After taking advantage of a recovery in UAE bond prices to replace expensive debts with low cost bonds the corporate sector has also been in a position to elbow down the interest rates charged by UAE banks on local borrowings.

Squeezing bank margins

Dubai government-controlled companies like Emaar, Nakheel, Dubai Duty Free and the Jebel Ali Free Zone have all negotiated lower borrowing costs on some $5 billion of debt over the past few months, noted the newspaper.

Mr. Mahmoud said ADIB has not been taking part in this tough competition for new business. It certainly leaves the banking sector open to a squeeze on profit margins if interest rates were to suddenly surge higher, and is bad news for margins in any case.

Global interest rates have been on the way up this year, particularly following comments about the Fed winding up its quantiative easing program by chairman Ben Bernanke a couple of months ago.

For Dubai government-controlled entities it is only good business to refinance at low cost while they can. It’s a window of opportunity that is now closing. However, Mr. Mahmoud is right that the banks may live to regret it. HSBC has not participated either.
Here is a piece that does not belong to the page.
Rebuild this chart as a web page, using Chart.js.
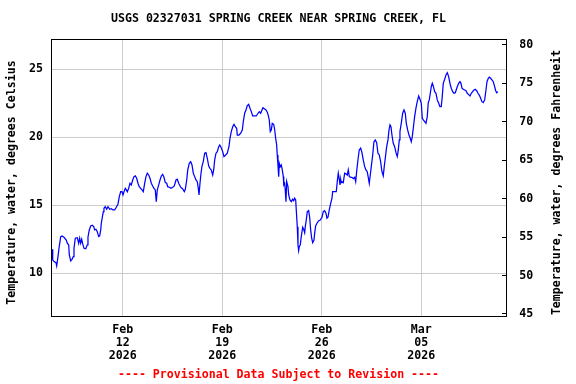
<!DOCTYPE html>
<html lang="en">
<head>
<meta charset="UTF-8">
<title>USGS 02327031 Spring Creek near Spring Creek, FL</title>
<script src="https://cdn.jsdelivr.net/npm/chart.js"></script>
<style>
  html, body { margin: 0; padding: 0; background: #fff; }
  #wrap { width: 576px; height: 384px; }
</style>
</head>
<body>
<div id="wrap"><canvas id="chart" width="576" height="384"></canvas></div>
<script>
// hours since 2026-02-07 00:00
const hours = [
  0.7, 1.9, 4.1, 7.4, 8.6, 10.8, 12.5, 15.4, 17.6, 20.9, 24.8, 26.5, 28.9, 29.9, 32.2, 34.4, 36.6, 37.8,
  40.0, 43.4, 45.7, 47.4, 49.1, 50.8, 52.5, 54.7, 57.6, 60.3, 61.4, 63.6, 66.0, 68.7, 71.1, 72.7, 74.9,
  77.1, 79.5, 81.2, 82.9, 83.9, 85.6, 87.3, 88.4, 90.6, 93.0, 95.2, 98.1, 100.8, 103.6, 106.5, 109.2,
  112.1, 114.3, 116.6, 118.8, 120.5, 122.2, 124.4, 126.1, 127.8, 130.1, 132.3, 134.5, 136.9, 139.1,
  141.3, 143.6, 145.8, 148.0, 150.4, 152.6, 154.8, 157.1, 159.3, 161.5, 163.9, 166.1, 168.3, 170.6,
  172.8, 175.0, 176.7, 178.4, 180.8, 183.0, 185.2, 187.5, 189.7, 191.9, 194.3, 196.0, 198.7, 201.5,
  204.4, 207.1, 210.0, 212.2, 214.5, 217.9, 221.3, 224.0, 225.7, 228.1, 229.8, 232.4, 234.8, 237.0,
  239.2, 241.5, 243.7, 246.0, 247.6, 248.8, 250.5, 252.2, 253.9, 256.0, 258.4, 260.6, 262.8, 265.2,
  267.3, 269.5, 271.9, 273.6, 275.3, 277.5, 279.7, 282.1, 283.8, 286.0, 288.8, 291.0, 293.8, 296.5,
  299.4, 301.1, 303.3, 305.7, 307.9, 310.1, 312.4, 313.4, 316.3, 319.2, 321.9, 323.6, 325.9, 328.1,
  330.3, 332.7, 334.9, 337.1, 339.4, 342.8, 345.5, 348.4, 350.6, 352.9, 355.1, 356.8, 359.7, 361.9,
  364.1, 365.8, 367.4, 369.1, 370.8, 372.5, 374.9, 376.6, 378.2, 379.9, 380.9, 382.1, 383.3, 384.3,
  386.0, 387.7, 389.4, 391.1, 391.9, 393.4, 394.4, 395.6, 396.8, 399.0, 400.2, 402.4, 404.6, 406.9,
  408.6, 410.3, 412.0, 413.0, 414.7, 415.9, 417.0, 418.1, 419.8, 421.4, 423.8, 425.5, 427.2, 428.2,
  429.9, 431.6, 433.9, 435.6, 437.3, 439.0, 440.7, 442.9, 444.0, 445.7, 447.9, 450.8, 453.5, 456.4,
  458.6, 460.9, 463.1, 464.8, 466.5, 468.7, 471.1, 473.3, 474.4, 477.8, 480.5, 482.2, 483.9, 485.6,
  486.8, 487.9, 488.5, 490.1, 492.3, 494.7, 496.9, 499.1, 500.8, 502.5, 504.8, 507.0, 509.2, 511.6,
  513.3, 514.9, 517.1, 519.3, 521.7, 523.9, 526.1, 528.5, 530.6, 532.8, 534.5, 536.2, 537.9, 539.6,
  542.0, 544.1, 546.3, 548.7, 550.9, 553.1, 555.4, 557.6, 559.8, 561.5, 563.2, 565.6, 567.8, 569.5,
  571.2, 572.8, 574.5, 576.7, 579.1, 581.3, 583.5, 585.2, 586.9, 588.0, 590.2, 592.6, 594.8, 597.0,
  598.7, 601.0, 603.2, 605.4, 607.1, 608.8, 610.5, 612.8, 615.0, 617.2, 619.6, 621.8, 624.0, 625.7,
  627.4, 629.7, 631.9, 634.1, 635.8, 637.5, 639.2, 640.9, 642.6, 644.2, 646.6, 648.8, 651.0, 653.4,
  655.5, 657.7, 659.4, 661.1, 663.5, 665.7, 667.9, 670.2, 672.4, 674.6, 677.0, 679.2, 681.4, 684.7,
  687.1, 689.3, 691.0, 692.7, 694.9, 697.2, 699.4, 701.6, 704.0, 706.2, 708.4, 710.7, 712.9, 715.1,
  717.5, 719.7, 721.9, 724.2, 726.4, 728.6, 731.0, 733.2, 734.9, 737.1, 738.8, 741.1, 743.3, 745.5,
  747.9, 749.6, 751.3, 753.4
];

// water temperature, degrees Celsius
const tempC = [
  11.77, 10.98, 10.86, 10.78, 10.54, 11.22, 11.84, 12.70, 12.75, 12.65, 12.45, 12.21, 12.08, 11.35, 10.91, 11.03, 11.22, 11.84,
  12.58, 12.62, 12.21, 12.58, 12.21, 12.50, 12.16, 11.84, 11.81, 12.09, 12.65, 13.19, 13.48, 13.53, 13.43, 13.19, 13.24,
  13.06, 12.70, 12.75, 13.19, 13.68, 14.12, 14.53, 14.78, 14.90, 14.71, 14.90, 14.71, 14.75, 14.66, 14.66, 14.86,
  15.10, 15.64, 16.00, 16.00, 15.76, 16.00, 16.25, 16.13, 16.00, 16.25, 16.62, 16.50, 16.86, 17.11,
  17.16, 16.99, 16.62, 16.37, 16.25, 16.13, 16.00, 16.62, 17.11, 17.36, 17.23, 16.99, 16.62, 16.42,
  16.25, 16.13, 15.27, 16.13, 16.50, 16.86, 17.16, 17.28, 17.06, 16.67, 16.62, 16.37, 16.33, 16.25,
  16.33, 16.42, 16.86, 16.92, 16.62, 16.33, 16.20, 16.00, 16.18, 16.86, 17.60, 18.09, 18.21, 17.97,
  17.36, 17.11, 16.86, 16.74, 16.25, 15.76, 16.62, 17.36, 17.89, 18.21, 18.83, 18.87, 18.46, 17.89,
  17.72, 17.60, 17.23, 17.60, 18.34, 18.83, 18.95, 19.31, 19.44, 19.27, 18.95, 18.58, 18.70, 18.83,
  19.31, 19.93, 20.42, 20.78, 20.96, 20.78, 20.67, 20.17, 20.17, 20.30, 20.54, 21.15, 21.77, 22.01,
  22.33, 22.43, 22.14, 21.89, 21.57, 21.57, 21.57, 21.77, 21.89, 21.77, 22.01, 22.18, 22.09, 22.01,
  21.84, 21.59, 21.28, 20.42, 20.54, 21.03, 20.96, 20.54, 19.93, 19.44, 18.70, 17.97, 17.11, 18.09,
  17.84, 17.97, 17.60, 17.11, 16.50, 16.62, 16.13, 15.27, 16.74, 16.37, 15.76, 15.39, 15.27, 15.45,
  15.34, 15.52, 15.39, 14.66, 13.43, 12.09, 11.67, 11.96, 12.09, 12.70, 13.39, 13.24, 12.99, 13.43,
  13.92, 14.53, 14.61, 14.12, 13.19, 12.58, 12.25, 12.45, 12.94, 13.48, 13.68, 13.87, 13.92, 14.12,
  14.53, 14.61, 14.42, 14.05, 14.12, 14.66, 15.15, 15.52, 16.00, 16.00, 16.00, 16.74, 17.36, 16.92,
  16.50, 16.92, 16.67, 16.74, 16.67, 17.36, 17.31, 17.23, 17.60, 17.11, 17.06, 17.06, 16.96, 17.06,
  16.74, 17.47, 18.33, 19.07, 19.20, 18.87, 18.33, 17.84, 17.60, 17.47, 17.06, 16.62, 17.23, 17.84,
  18.70, 19.68, 19.81, 19.61, 18.83, 18.70, 18.21, 17.47, 17.16, 17.84, 18.46, 19.31, 19.81, 20.54,
  20.91, 20.78, 20.17, 19.56, 19.31, 18.87, 18.58, 19.07, 19.81, 20.42, 21.03, 21.77, 22.01, 21.77,
  21.03, 20.54, 20.17, 19.93, 19.68, 20.05, 20.67, 21.52, 22.14, 22.62, 23.04, 22.80, 22.50, 21.40,
  21.28, 21.15, 21.03, 21.52, 22.55, 22.75, 23.24, 23.72, 23.97, 23.78, 23.36, 23.24, 22.75, 22.50,
  22.25, 22.25, 22.99, 23.97, 24.27, 24.59, 24.75, 24.46, 23.97, 23.61, 23.36, 23.24, 23.28, 23.72,
  23.97, 24.09, 23.97, 23.61, 23.53, 23.48, 23.43, 23.24, 23.14, 23.04, 23.24, 23.36, 23.48, 23.53,
  23.43, 23.24, 23.11, 22.87, 22.62, 22.55, 22.75, 23.48, 24.09, 24.34, 24.42, 24.34, 24.22, 24.09,
  23.72, 23.43, 23.28, 23.36
];

const dateTicks = [120, 288, 456, 624];
const dateLabels = [['Feb', '12', '2026'], ['Feb', '19', '2026'], ['Feb', '26', '2026'], ['Mar', '05', '2026']];
const celsiusTicks = [10, 15, 20, 25];
const fahrenheitTicks = [45, 50, 55, 60, 65, 70, 75, 80];
const axisTitles = ['Temperature, water, degrees Celsius', 'Temperature, water, degrees Fahrenheit'];

const mono = { family: "'DejaVu Sans Mono', monospace", size: 11.6, weight: 'bold', lineHeight: 1.2 };

// black box round the plot area, and both axis titles read bottom-to-top
const frame = {
  id: 'frame',
  afterDatasetsDraw(chart) {
    const { ctx, chartArea: a } = chart;
    ctx.save();
    ctx.strokeStyle = '#000';
    ctx.lineWidth = 1;
    ctx.strokeRect(a.left + 0.5, a.top + 0.5, a.right - a.left, a.bottom - a.top);
    ctx.restore();
  },
  afterDraw(chart) {
    const { ctx } = chart;
    const midY = (chart.chartArea.top + chart.chartArea.bottom) / 2 + 5;
    const xs = [chart.scales.y.left + 11.5, chart.scales.y2.right - 19];
    ctx.save();
    ctx.fillStyle = '#000';
    ctx.font = "bold 11.6px 'DejaVu Sans Mono', monospace";
    ctx.textAlign = 'center';
    ctx.textBaseline = 'middle';
    axisTitles.forEach((t, i) => {
      ctx.save();
      ctx.translate(xs[i], midY);
      ctx.rotate(-Math.PI / 2);
      ctx.fillText(t, 0, 0);
      ctx.restore();
    });
    ctx.restore();
  }
};

new Chart(document.getElementById('chart'), {
  type: 'line',
  data: {
    datasets: [{
      data: hours.map((h, i) => ({ x: h, y: tempC[i] })),
      borderColor: '#0000ff',
      borderWidth: 1.25,
      pointRadius: 0,
      tension: 0,
      yAxisID: 'y'
    }]
  },
  options: {
    responsive: false,
    animation: false,
    devicePixelRatio: 1,
    layout: { padding: 0 },
    plugins: {
      legend: { display: false },
      tooltip: { enabled: false },
      title: {
        display: true,
        fullSize: false,
        text: 'USGS 02327031 SPRING CREEK NEAR SPRING CREEK, FL',
        color: '#000',
        font: mono,
        padding: { top: 12.5, bottom: 12.58 }
      },
      subtitle: {
        display: true,
        fullSize: false,
        position: 'bottom',
        text: '---- Provisional Data Subject to Revision ----',
        color: '#ff0000',
        font: mono,
        padding: { top: 1, bottom: 2 }
      }
    },
    scales: {
      x: {
        type: 'linear',
        min: -1,
        max: 767,
        afterBuildTicks: s => { s.ticks = dateTicks.map(v => ({ value: v })); },
        afterFit: s => { s.height = 384 - 316 - 16.92; },
        grid: { color: '#cccccc', drawTicks: false },
        border: { display: false },
        ticks: {
          autoSkip: false,
          maxRotation: 0,
          padding: 7.6,
          color: '#000',
          font: { ...mono, lineHeight: 1.1 },
          callback: (v, i) => dateLabels[i]
        }
      },
      y: {
        position: 'left',
        min: 6.86,
        max: 27.23,
        afterBuildTicks: s => { s.ticks = celsiusTicks.map(v => ({ value: v })); },
        afterFit: s => { s.width = 51; },
        grid: { color: '#cccccc', drawTicks: false },
        border: { display: false },
        ticks: { padding: 8, color: '#000', font: mono }
      },
      y2: {
        position: 'right',
        min: 44.74,
        max: 80.74,
        afterBuildTicks: s => { s.ticks = fahrenheitTicks.map(v => ({ value: v })); },
        afterFit: s => { s.width = 70; },
        grid: { drawOnChartArea: false, drawTicks: true, tickLength: -4, color: '#000' },
        border: { display: false },
        ticks: { padding: 17.3, color: '#000', font: mono }
      }
    }
  },
  plugins: [frame]
});
</script>
</body>
</html>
That said for the UAE economy as a whole this refinancing exercise is only good news and will help the borrowers through what are probably tougher times ahead for the global economy. Perhaps the UAE corporate sector is a better buy than local bank stocks.

Real estate recovery

Another global financial crisis would not hit the UAE nearly as hard as it did last time when it precipitated a deep local real estate crash. Nobody is that overstretched this time and mortgage lending is actually down on a year ago.

UAE banks may be guilty of chasing business at poor margins but it is hard to sustain the idea of ‘irrational exuberance’ which is usually associated with economic bubbles like the Nasdaq for which Fed chairman Alan Greenspan coined this term in 1996.

Still he was also a bit premature in his comments as the Nasdaq bubble inflated for another four years. Will the UAE be the same?